- Born: Prakash Shrestha 28 January 1957 Birgunj, Nepal
- Genres: Film, Pop, Classical, Folk
- Occupation: Playback Singer
- Instruments: Vocals, Harmonium
- Years active: 1973–present

= Prakash Shrestha =

Nepali singer (born 1957)

Prakash Shrestha (born January 28, 1957) is a Nepali singer known for his contribution to the Nepali music industry. He has recorded over 1,000 songs and released 12 albums. He is also the most recorded artist in the Nepali film industry, having sung playback songs in over 150 Nepali films.

== Early life ==
Prakash Shrestha was born on January 28, 1957 in Birgunj, Nepal. He is the son of Chandra Man Shrestha and Bimala Devi Shrestha. He completed his Bachelor of Commerce (B.Com) from Thakur Ram College in Birgunj. He pursued his musical training in India, earning a Diploma in Music (Sangeet Prabhakar) from Allahabad University.
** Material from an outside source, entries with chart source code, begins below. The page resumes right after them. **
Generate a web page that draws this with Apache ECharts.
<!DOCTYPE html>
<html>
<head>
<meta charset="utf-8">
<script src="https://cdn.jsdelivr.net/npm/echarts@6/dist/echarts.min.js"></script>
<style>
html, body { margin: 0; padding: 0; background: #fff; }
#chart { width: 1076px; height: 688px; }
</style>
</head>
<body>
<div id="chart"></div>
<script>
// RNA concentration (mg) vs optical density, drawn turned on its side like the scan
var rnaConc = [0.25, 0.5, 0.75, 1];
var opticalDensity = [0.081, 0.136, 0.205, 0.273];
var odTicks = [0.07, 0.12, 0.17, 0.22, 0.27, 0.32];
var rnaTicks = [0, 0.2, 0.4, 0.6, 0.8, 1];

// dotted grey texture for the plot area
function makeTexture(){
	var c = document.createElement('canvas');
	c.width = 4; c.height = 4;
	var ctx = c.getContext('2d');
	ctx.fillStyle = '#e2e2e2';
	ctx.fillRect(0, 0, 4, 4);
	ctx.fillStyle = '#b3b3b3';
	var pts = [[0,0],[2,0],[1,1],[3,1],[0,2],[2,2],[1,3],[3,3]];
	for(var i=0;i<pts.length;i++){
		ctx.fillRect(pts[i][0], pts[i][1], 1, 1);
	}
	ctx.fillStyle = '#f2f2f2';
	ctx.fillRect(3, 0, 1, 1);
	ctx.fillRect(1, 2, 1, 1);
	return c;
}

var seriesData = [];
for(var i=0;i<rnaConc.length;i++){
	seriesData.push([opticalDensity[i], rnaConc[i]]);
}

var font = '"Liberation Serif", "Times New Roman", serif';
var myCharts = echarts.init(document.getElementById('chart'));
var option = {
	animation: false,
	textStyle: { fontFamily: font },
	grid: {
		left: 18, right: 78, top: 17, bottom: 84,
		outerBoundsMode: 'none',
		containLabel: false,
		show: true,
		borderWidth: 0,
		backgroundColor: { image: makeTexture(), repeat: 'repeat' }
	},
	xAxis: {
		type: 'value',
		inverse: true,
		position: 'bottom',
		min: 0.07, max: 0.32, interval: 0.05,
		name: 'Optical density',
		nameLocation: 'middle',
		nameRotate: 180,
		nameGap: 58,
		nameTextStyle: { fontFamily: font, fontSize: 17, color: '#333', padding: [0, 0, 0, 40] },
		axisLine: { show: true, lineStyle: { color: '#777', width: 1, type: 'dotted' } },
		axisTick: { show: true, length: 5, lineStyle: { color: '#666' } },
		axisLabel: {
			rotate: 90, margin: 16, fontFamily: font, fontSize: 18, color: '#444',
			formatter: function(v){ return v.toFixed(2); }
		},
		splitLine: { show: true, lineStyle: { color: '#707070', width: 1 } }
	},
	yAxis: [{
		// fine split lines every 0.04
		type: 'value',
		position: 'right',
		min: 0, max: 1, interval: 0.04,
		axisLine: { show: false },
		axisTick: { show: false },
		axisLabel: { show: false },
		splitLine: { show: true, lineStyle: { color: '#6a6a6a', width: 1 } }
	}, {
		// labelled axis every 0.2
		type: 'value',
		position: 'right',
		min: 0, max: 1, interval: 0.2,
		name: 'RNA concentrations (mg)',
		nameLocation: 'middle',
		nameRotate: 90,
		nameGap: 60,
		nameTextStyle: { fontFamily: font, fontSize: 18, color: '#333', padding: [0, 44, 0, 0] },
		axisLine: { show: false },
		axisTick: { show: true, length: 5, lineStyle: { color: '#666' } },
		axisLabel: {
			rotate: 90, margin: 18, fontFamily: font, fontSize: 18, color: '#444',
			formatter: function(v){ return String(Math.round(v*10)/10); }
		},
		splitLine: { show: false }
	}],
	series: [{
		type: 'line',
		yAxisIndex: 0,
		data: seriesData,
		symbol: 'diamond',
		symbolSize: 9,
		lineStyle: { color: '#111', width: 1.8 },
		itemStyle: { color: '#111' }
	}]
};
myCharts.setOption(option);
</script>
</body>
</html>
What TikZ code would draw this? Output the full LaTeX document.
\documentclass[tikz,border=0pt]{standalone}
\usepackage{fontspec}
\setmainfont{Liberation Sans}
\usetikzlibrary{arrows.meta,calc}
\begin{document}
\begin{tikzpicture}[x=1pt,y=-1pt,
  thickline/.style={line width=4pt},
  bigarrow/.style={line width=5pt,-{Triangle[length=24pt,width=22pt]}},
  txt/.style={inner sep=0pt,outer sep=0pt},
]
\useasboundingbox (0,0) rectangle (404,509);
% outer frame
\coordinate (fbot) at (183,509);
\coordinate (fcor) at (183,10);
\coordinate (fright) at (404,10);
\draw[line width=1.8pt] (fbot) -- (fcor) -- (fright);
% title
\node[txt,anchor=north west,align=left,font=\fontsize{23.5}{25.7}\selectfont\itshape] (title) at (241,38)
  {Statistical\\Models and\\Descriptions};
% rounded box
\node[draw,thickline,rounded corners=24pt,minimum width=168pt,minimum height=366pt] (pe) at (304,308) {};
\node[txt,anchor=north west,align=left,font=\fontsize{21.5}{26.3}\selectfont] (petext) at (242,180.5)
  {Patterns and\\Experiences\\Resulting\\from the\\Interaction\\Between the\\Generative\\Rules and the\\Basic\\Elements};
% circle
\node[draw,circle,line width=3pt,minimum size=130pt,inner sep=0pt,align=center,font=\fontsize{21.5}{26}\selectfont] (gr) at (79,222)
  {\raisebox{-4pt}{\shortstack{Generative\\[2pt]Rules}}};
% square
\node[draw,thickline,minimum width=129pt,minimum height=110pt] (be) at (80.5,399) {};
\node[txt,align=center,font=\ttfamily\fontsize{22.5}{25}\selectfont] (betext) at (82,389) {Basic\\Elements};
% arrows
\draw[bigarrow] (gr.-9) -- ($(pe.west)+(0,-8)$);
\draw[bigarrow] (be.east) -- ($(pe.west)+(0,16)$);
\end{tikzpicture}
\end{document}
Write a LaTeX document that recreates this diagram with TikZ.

He began his singing career in 1973.

== Career ==

Prakash shrestha is renowned for his melodious songs such as Fewatal ko angan, Safal timro, Kanchi he Kanchi and Gahirai ma Dubdai na Duba. He is also the most recorded artist in Nepal film industry. Prakash has also been working with the Nepal airlines corporation for a long time.

== Awards and honors ==
- 1979: 1st prize winner: 29th Birthday celebrations of Radio Nepal
- 1989: Best singer award by Abhiyan
- 1989: Consolation prize in ABU golden kite world song festival in Malaysia
- 1991: Narayan Gopal Music award
- 1993: Best Playback singer award in Sanmiguel film awards
- 1994: Priya Award
- 1995: National Vision Busy Award
- 1996: Sayapatri Award
- 1998: Nai Kalanidhi Award
- 1999: Chhinnalata Award
- 1999: Rastriya Gaurav Yuva Award
- 1999: Mansarovar cine Award
- 2000: Sikha Sur Award
- 2000: Bhupal Man Karki Award
- 2001: Nepal Film Artists National Association Award
- 2001: Nepal Motion Picture Association Award
- 1974: Subharajyavishek Padak
- 1995: Prabal Gorkha Dakhsin Bahu from the late King Birendra.
- 1996: Gaddi Arohan Rajat Mahotsa (Silver Jubilee medal) Padak
- 2001: Birendra Aishwarya Sewa Padak
- 2004: Prakhyat Trishakti Patta Padak by former King Gyanendra.

Prakash Shrestha has traveled far and wide both within and outside the country.

== Concert ==
 The singer has performed in Osaka, Nagoya, Tokyo, Sydney, Melbourne, Canberra, Beijing, Shanghai, Hong Kong, Nanjing, Doha, Pyongyang, Seoul, Brunei, Dhaka, Kuala Lumpur, Bangkok, Singapore, Dubai, Sharjhah, Abu Dhabi, Karachi, Colombo, and many places in India including Delthi, Mumbai, Kolkata, varanasi, Sikkim, Mirik, Kalimpong and Darjeeling. He has sung in Moscow, Odessa, Moldavia and Terasport in Russia and also in London, Frankfurt, and Munich.

In 1999, along with Madan Krishna Shrestha, Haribansha Acharya, Kiran KC, Raja Ram Poudyal and dancer Saragna, Prakash went on two month stint doing shows all over America.